> What is being asked: Print, word for word, the opening line of the data below and every line after it through the line that contains "const yRange = [-0.0352, 0.1202];", but not the pictures.

── Given information

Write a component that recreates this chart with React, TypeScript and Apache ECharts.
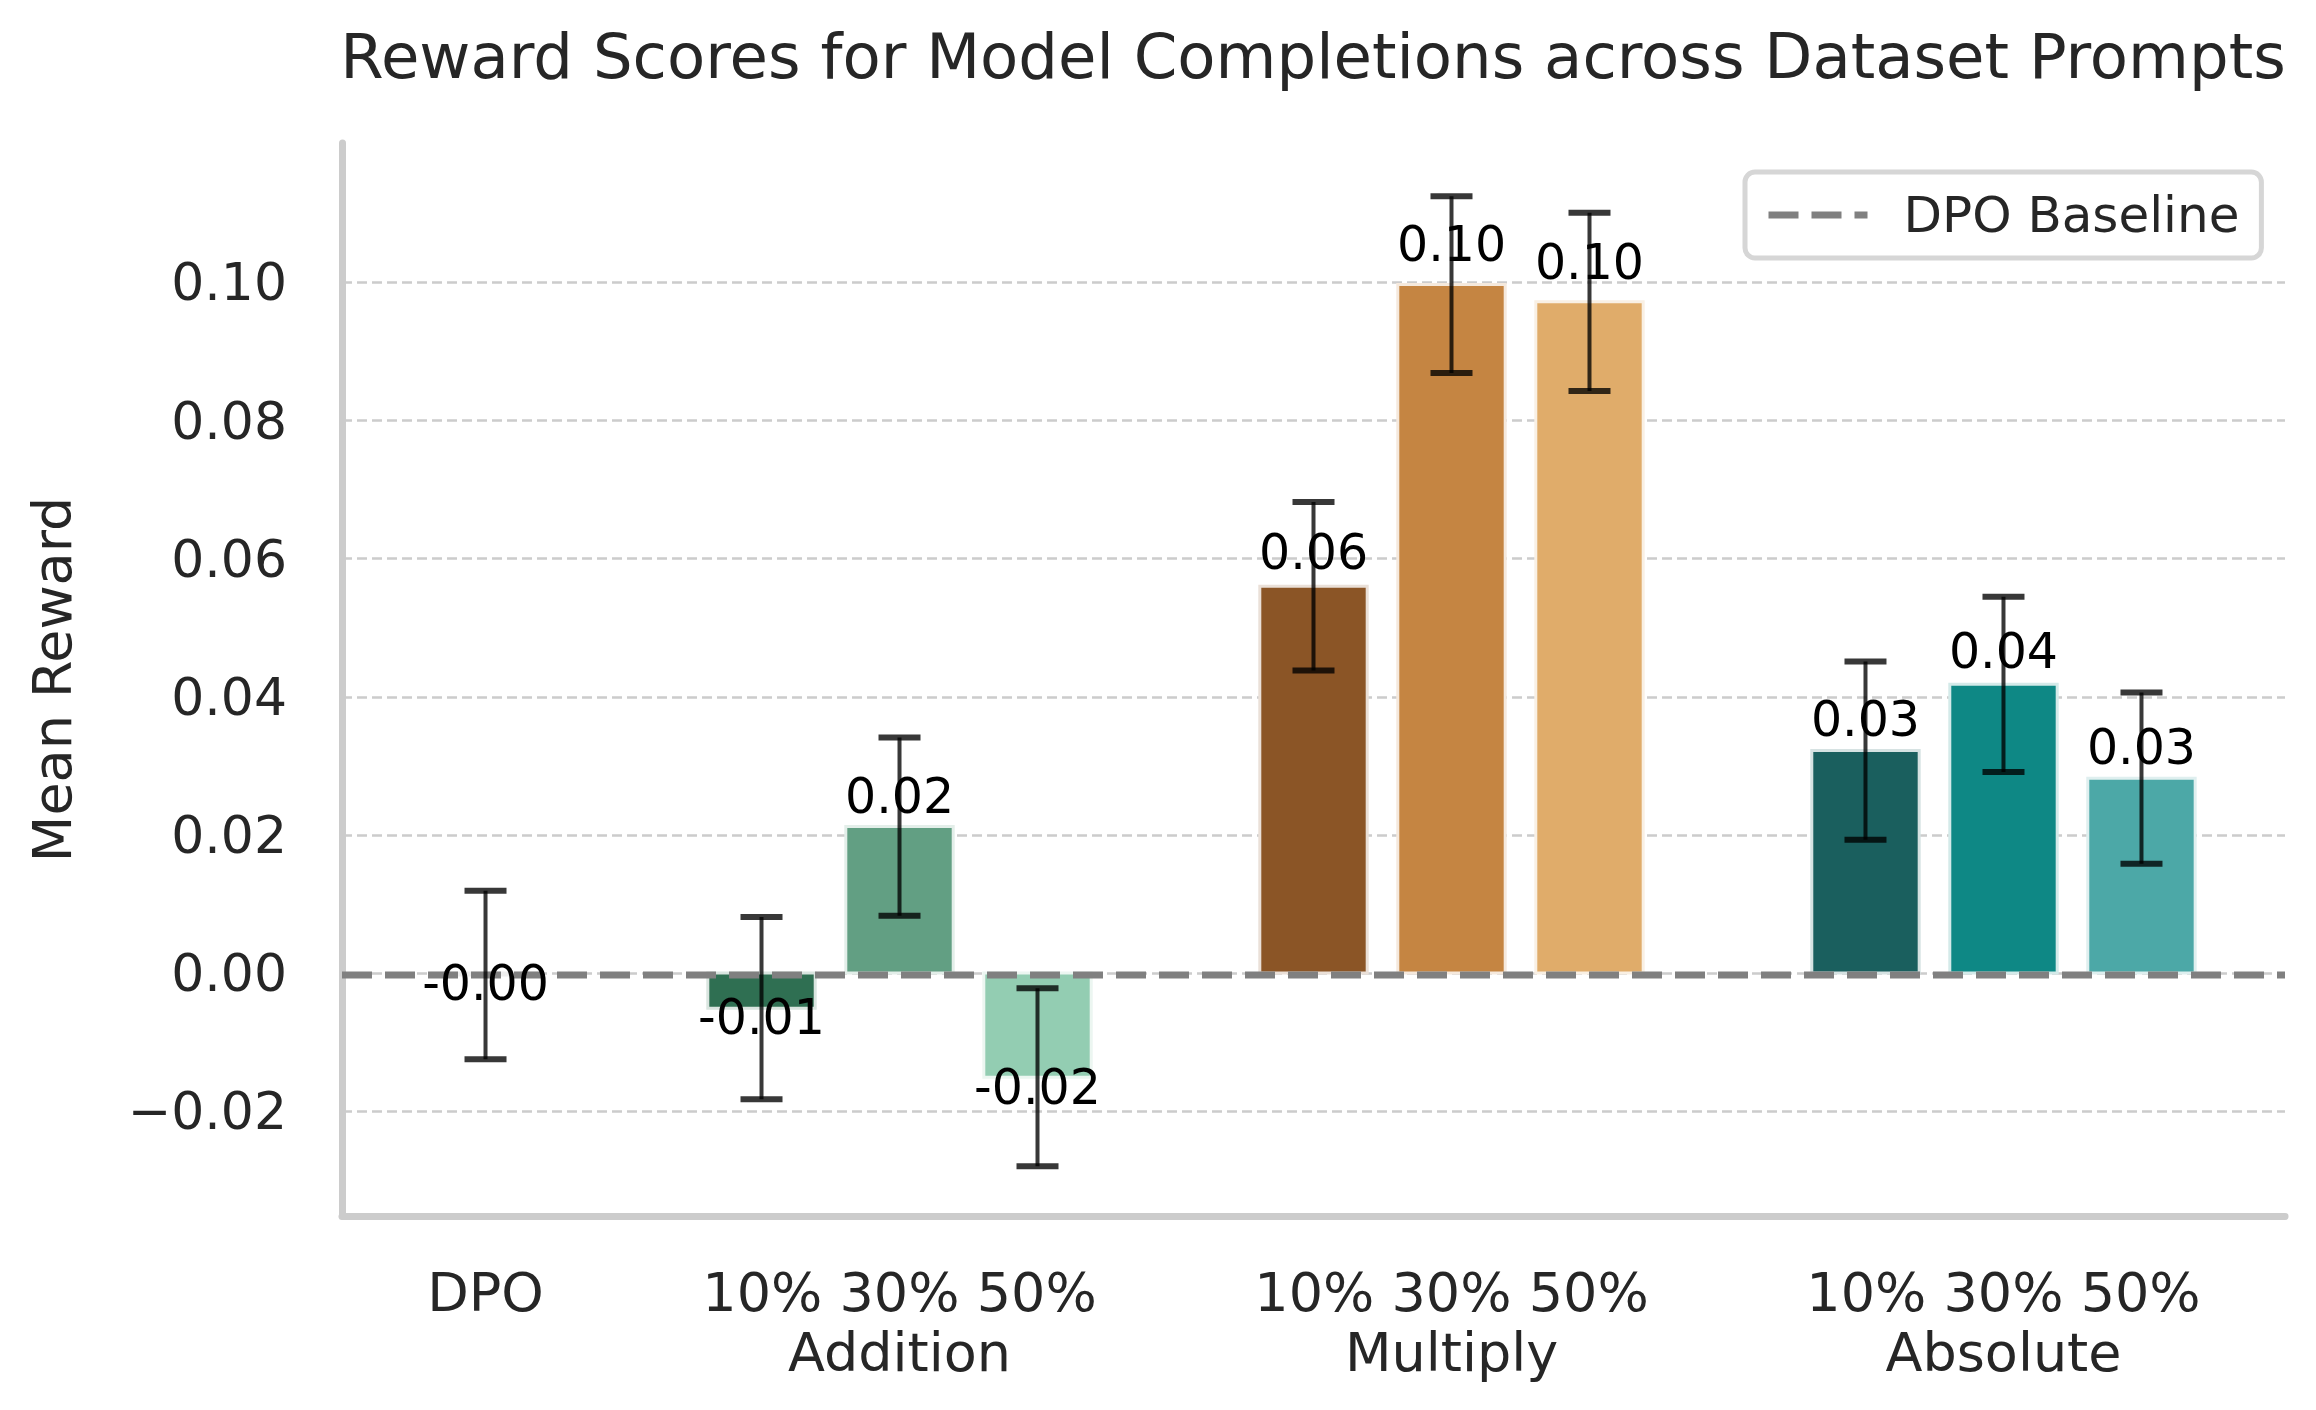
import React, { useEffect, useRef } from "react";
import * as echarts from "echarts";

// ---------- data ----------
const groupNames = ["DPO", "Addition", "Multiply", "Absolute"];
const variantLabels = ["10%", "30%", "50%"];
const dpoPosition = 0;
const groupStarts = [2, 6, 10];

const dpoMean = -0.0003;
const dpoErr = 0.0122;
const additionMeans = [-0.0051, 0.0212, -0.0151];
const additionErrs = [0.0132, 0.0129, 0.0129];
const multiplyMeans = [0.056, 0.0997, 0.0972];
const multiplyErrs = [0.0122, 0.0128, 0.0129];
const absoluteMeans = [0.0322, 0.0418, 0.0282];
const absoluteErrs = [0.0129, 0.0127, 0.0124];

const dpoColor = "#a3a3a3";
const additionColors = ["#2f6f52", "#629f83", "#93cdb2"];
const multiplyColors = ["#8b5526", "#c58542", "#e0ac6a"];
const absoluteColors = ["#1a5f5e", "#0e8885", "#4ca8a7"];

const yTicks = [-0.02, 0, 0.02, 0.04, 0.06, 0.08, 0.1];
const xRange = [-1.04, 13.04];
const yRange = [-0.0352, 0.1202];

// ---------- helpers ----------
const FONT = '"DejaVu Sans", "Liberation Sans", sans-serif';
const TEXT = "#262626";

function lighten(hex: string, amt: number): string {
  const n = parseInt(hex.slice(1), 16);
  const r = (n >> 16) & 255, g = (n >> 8) & 255, b = n & 255;
  const f = (c: number) => Math.round(c + (255 - c) * amt);
  return `rgb(${f(r)},${f(g)},${f(b)})`;
}

type Bar = { x: number; mean: number; err: number; color: string };
const bars: Bar[] = [{ x: dpoPosition, mean: dpoMean, err: dpoErr, color: dpoColor }];
const groupMeans = [additionMeans, multiplyMeans, absoluteMeans];
const groupErrs = [additionErrs, multiplyErrs, absoluteErrs];
const groupColors = [additionColors, multiplyColors, absoluteColors];
groupStarts.forEach((start, gi) => {
  variantLabels.forEach((_, vi) => {
    bars.push({ x: start + vi, mean: groupMeans[gi][vi], err: groupErrs[gi][vi], color: groupColors[gi][vi] });
  });
});
const barData = bars.map((b, i) => [b.x, b.mean, b.err, i]);

const xLabelMap: Record<string, string> = {};
xLabelMap[String(dpoPosition)] = groupNames[0];
groupStarts.forEach((start, gi) => {
  xLabelMap[String(start + 1)] = variantLabels.join(" ") + "\n" + groupNames[gi + 1];
});
const xLabelValues = [dpoPosition, ...groupStarts.map((s) => s + 1)];

export default function App() {
  const ref = useRef<HTMLDivElement>(null);

  useEffect(() => {
    if (!ref.current) return;
    const chart = echarts.init(ref.current, null, { renderer: "svg" });

    const option: any = {
      animation: false,
      backgroundColor: "#ffffff",
      graphic: [
        {
          type: "text",
          x: 1313,
          y: 56,
          style: {
            text: "Reward Scores for Model Completions across Dataset Prompts",
            font: `62.5px ${FONT}`,
            fill: TEXT,
            textAlign: "center",
            align: "center",
            textVerticalAlign: "middle",
            verticalAlign: "middle",
          },
        },
      ],
      legend: {
        data: ["DPO Baseline"],
        left: 1745,
        top: 172,
        orient: "horizontal",
        backgroundColor: "#ffffff",
        borderColor: "#d6d6d6",
        borderWidth: 5,
        borderRadius: 10,
        padding: [17, 22, 17, 20],
        itemWidth: 99,
        itemHeight: 14,
        lineStyle: { width: 7, color: "#808080", type: [30, 13] },
        itemStyle: { color: "rgba(0,0,0,0)", borderWidth: 0, opacity: 0 },
        textStyle: {
          fontFamily: FONT,
          fontSize: 50,
          color: TEXT,
          lineHeight: 52,
          padding: [0, 0, 0, 31],
        },
      },
      grid: { left: 342, right: 31, top: 143, bottom: 194, containLabel: false },
      xAxis: {
        type: "value",
        min: xRange[0],
        max: xRange[1],
        axisLine: { show: true, onZero: false, lineStyle: { color: "#cccccc", width: 7 } },
        axisTick: { show: false },
        splitLine: { show: false },
        axisLabel: {
          customValues: xLabelValues,
          formatter: (v: number) => xLabelMap[String(v)] ?? "",
          fontFamily: FONT,
          fontSize: 54,
          lineHeight: 60,
          color: TEXT,
          margin: 46,
        },
      },
      yAxis: {
        type: "value",
        min: yRange[0],
        max: yRange[1],
        name: "Mean Reward",
        nameLocation: "middle",
        nameGap: 263,
        nameRotate: 90,
        nameTextStyle: { fontFamily: FONT, fontSize: 54, color: TEXT },
        axisLine: { show: true, onZero: false, lineStyle: { color: "#cccccc", width: 7 } },
        axisTick: { show: false, customValues: yTicks },
        splitLine: { show: true, lineStyle: { color: "#cccccc", width: 2.5, type: [10, 5] } },
        axisLabel: {
          customValues: yTicks,
          formatter: (v: number) => (v < 0 ? "\u2212" : "") + Math.abs(v).toFixed(2),
          fontFamily: FONT,
          fontSize: 52,
          color: TEXT,
          margin: 55,
        },
      },
      series: [
        {
          type: "custom",
          name: "bars",
          z: 2,
          data: barData,
          encode: { x: 0, y: 1 },
          renderItem: (params: any, api: any) => {
            const x = api.value(0);
            const v = api.value(1);
            const idx = api.value(3);
            const color = bars[idx].color;
            const p0 = api.coord([x - 0.4, 0]);
            const p1 = api.coord([x + 0.4, v]);
            const top = Math.min(p0[1], p1[1]);
            const h = Math.abs(p1[1] - p0[1]);
            return {
              type: "rect",
              shape: { x: p0[0] + 1.5, y: top, width: p1[0] - p0[0] - 3, height: h },
              style: { fill: color, stroke: lighten(color, 0.82), lineWidth: 3 },
            };
          },
        },
        {
          type: "line",
          name: "DPO Baseline",
          z: 3,
          data: [
            [xRange[0], dpoMean],
            [xRange[1], dpoMean],
          ],
          symbol: "none",
          lineStyle: { color: "#808080", width: 7, type: [30, 13] },
          itemStyle: { color: "#808080" },
        },
        {
          type: "custom",
          name: "errors",
          z: 4,
          data: barData,
          encode: { x: 0, y: 1 },
          renderItem: (params: any, api: any) => {
            const x = api.value(0);
            const v = api.value(1);
            const e = api.value(2);
            const pt = api.coord([x, v + e]);
            const pb = api.coord([x, v - e]);
            const col = "rgba(0,0,0,0.78)";
            const cap = 21;
            return {
              type: "group",
              children: [
                { type: "line", shape: { x1: pt[0], y1: pt[1], x2: pb[0], y2: pb[1] }, style: { stroke: col, lineWidth: 4 } },
                { type: "line", shape: { x1: pt[0] - cap, y1: pt[1], x2: pt[0] + cap, y2: pt[1] }, style: { stroke: col, lineWidth: 6 } },
                { type: "line", shape: { x1: pb[0] - cap, y1: pb[1], x2: pb[0] + cap, y2: pb[1] }, style: { stroke: col, lineWidth: 6 } },
              ],
            };
          },
        },
        {
          type: "custom",
          name: "labels",
          z: 5,
          data: barData,
          encode: { x: 0, y: 1 },
          renderItem: (params: any, api: any) => {
            const x = api.value(0);
            const v = api.value(1);
            const p = api.coord([x, v]);
            const fs = 49;
            const baseline = v >= 0 ? p[1] - (10 + 130 * v) : p[1] + (25.6 - 140 * v);
            return {
              type: "text",
              x: p[0],
              y: baseline - 0.346 * fs,
              style: {
                text: v.toFixed(2),
                font: `${fs}px ${FONT}`,
                fill: "#000000",
                textAlign: "center",
                align: "center",
                textVerticalAlign: "middle",
                verticalAlign: "middle",
              },
            };
          },
        },
      ],
    };

    chart.setOption(option);
    return () => chart.dispose();
  }, []);

  return (
    <div
      ref={ref}
      style={{ position: "fixed", left: 0, top: 0, width: 2316, height: 1410, background: "#fff" }}
    />
  );
}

────

> Exercise result:
Write a component that recreates this chart with React, TypeScript and Apache ECharts.
import React, { useEffect, useRef } from "react";
import * as echarts from "echarts";

// ---------- data ----------
const groupNames = ["DPO", "Addition", "Multiply", "Absolute"];
const variantLabels = ["10%", "30%", "50%"];
const dpoPosition = 0;
const groupStarts = [2, 6, 10];

const dpoMean = -0.0003;
const dpoErr = 0.0122;
const additionMeans = [-0.0051, 0.0212, -0.0151];
const additionErrs = [0.0132, 0.0129, 0.0129];
const multiplyMeans = [0.056, 0.0997, 0.0972];
const multiplyErrs = [0.0122, 0.0128, 0.0129];
const absoluteMeans = [0.0322, 0.0418, 0.0282];
const absoluteErrs = [0.0129, 0.0127, 0.0124];

const dpoColor = "#a3a3a3";
const additionColors = ["#2f6f52", "#629f83", "#93cdb2"];
const multiplyColors = ["#8b5526", "#c58542", "#e0ac6a"];
const absoluteColors = ["#1a5f5e", "#0e8885", "#4ca8a7"];

const yTicks = [-0.02, 0, 0.02, 0.04, 0.06, 0.08, 0.1];
const xRange = [-1.04, 13.04];
const yRange = [-0.0352, 0.1202];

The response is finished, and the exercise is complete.